-- Start Extracted material --

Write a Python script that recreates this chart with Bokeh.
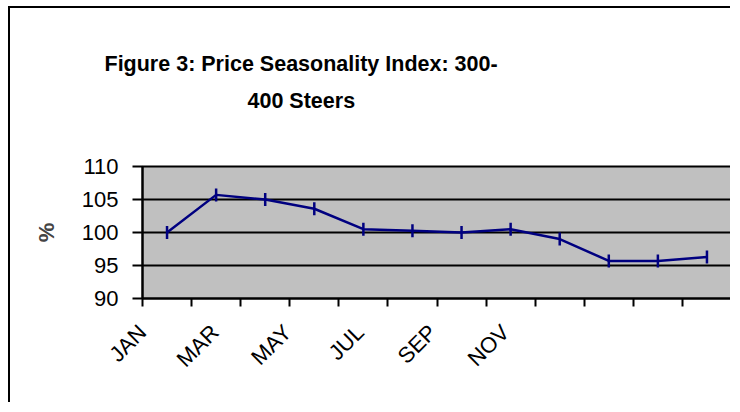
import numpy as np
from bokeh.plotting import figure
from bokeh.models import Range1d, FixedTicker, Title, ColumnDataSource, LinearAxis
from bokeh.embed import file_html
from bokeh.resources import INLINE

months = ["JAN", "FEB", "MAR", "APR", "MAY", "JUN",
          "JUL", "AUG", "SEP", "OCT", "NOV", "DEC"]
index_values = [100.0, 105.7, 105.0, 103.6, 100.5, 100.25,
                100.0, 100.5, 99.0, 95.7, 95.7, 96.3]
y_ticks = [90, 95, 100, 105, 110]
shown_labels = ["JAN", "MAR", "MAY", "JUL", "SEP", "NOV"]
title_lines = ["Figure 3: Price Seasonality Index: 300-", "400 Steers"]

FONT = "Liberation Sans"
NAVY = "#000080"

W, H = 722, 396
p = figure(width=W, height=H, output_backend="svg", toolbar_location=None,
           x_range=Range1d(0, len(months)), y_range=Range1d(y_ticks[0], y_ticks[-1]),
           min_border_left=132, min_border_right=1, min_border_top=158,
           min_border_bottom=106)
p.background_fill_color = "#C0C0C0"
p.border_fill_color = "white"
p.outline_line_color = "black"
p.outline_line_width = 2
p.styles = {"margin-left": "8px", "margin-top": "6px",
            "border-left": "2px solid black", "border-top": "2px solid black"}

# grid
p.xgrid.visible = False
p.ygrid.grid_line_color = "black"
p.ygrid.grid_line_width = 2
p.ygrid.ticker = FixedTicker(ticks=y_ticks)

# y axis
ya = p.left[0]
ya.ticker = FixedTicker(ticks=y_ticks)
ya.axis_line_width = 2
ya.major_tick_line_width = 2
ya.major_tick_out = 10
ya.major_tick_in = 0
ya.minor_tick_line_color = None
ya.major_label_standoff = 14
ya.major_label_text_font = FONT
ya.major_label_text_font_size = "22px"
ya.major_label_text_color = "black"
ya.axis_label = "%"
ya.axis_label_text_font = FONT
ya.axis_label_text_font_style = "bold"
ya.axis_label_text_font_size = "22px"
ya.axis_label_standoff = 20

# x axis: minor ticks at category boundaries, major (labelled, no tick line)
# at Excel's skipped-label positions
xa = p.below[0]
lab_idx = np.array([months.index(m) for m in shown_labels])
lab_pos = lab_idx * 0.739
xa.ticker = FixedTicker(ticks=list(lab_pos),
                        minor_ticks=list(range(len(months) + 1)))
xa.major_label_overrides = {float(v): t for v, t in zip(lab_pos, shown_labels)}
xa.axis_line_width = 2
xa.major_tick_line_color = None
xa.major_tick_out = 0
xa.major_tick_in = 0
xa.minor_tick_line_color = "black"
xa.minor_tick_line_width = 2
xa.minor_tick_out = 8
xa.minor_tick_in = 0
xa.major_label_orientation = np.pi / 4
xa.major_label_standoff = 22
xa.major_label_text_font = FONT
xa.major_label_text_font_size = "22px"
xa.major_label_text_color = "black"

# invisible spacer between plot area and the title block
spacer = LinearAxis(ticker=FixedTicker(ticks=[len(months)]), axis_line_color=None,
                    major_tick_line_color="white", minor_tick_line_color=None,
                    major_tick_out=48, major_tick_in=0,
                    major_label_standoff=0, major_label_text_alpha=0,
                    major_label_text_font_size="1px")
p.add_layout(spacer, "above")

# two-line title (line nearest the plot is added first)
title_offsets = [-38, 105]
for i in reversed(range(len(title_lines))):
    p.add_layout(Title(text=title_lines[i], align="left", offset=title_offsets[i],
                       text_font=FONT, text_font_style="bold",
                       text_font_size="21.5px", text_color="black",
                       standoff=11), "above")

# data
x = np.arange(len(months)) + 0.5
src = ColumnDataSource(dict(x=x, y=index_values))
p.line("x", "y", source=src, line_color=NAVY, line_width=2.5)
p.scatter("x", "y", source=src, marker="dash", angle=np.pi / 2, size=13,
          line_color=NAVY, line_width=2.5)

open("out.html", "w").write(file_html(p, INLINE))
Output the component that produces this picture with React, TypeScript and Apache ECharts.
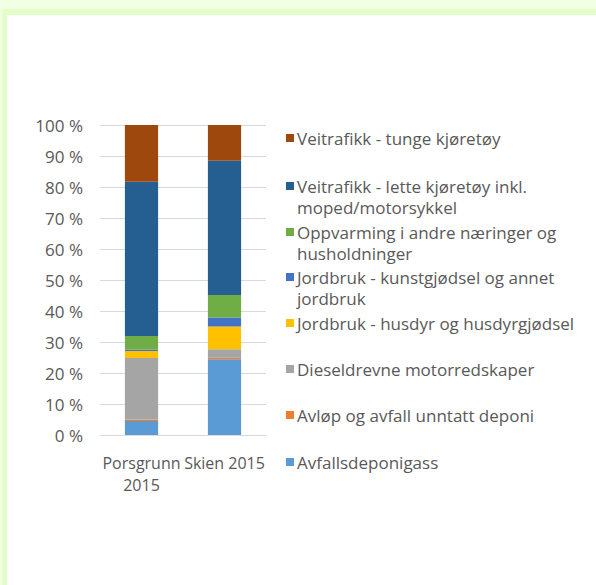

-- End Extracted material --

What you will do
Extract the lines exactly, please: the first line of the listing, the line with "from bokeh.resources import INLINE", and every line between them, but no pictures.

Exercise answer
Write a Python script that recreates this chart with Bokeh.
import numpy as np
from bokeh.plotting import figure
from bokeh.models import Range1d, FixedTicker, Title, ColumnDataSource, LinearAxis
from bokeh.embed import file_html
from bokeh.resources import INLINE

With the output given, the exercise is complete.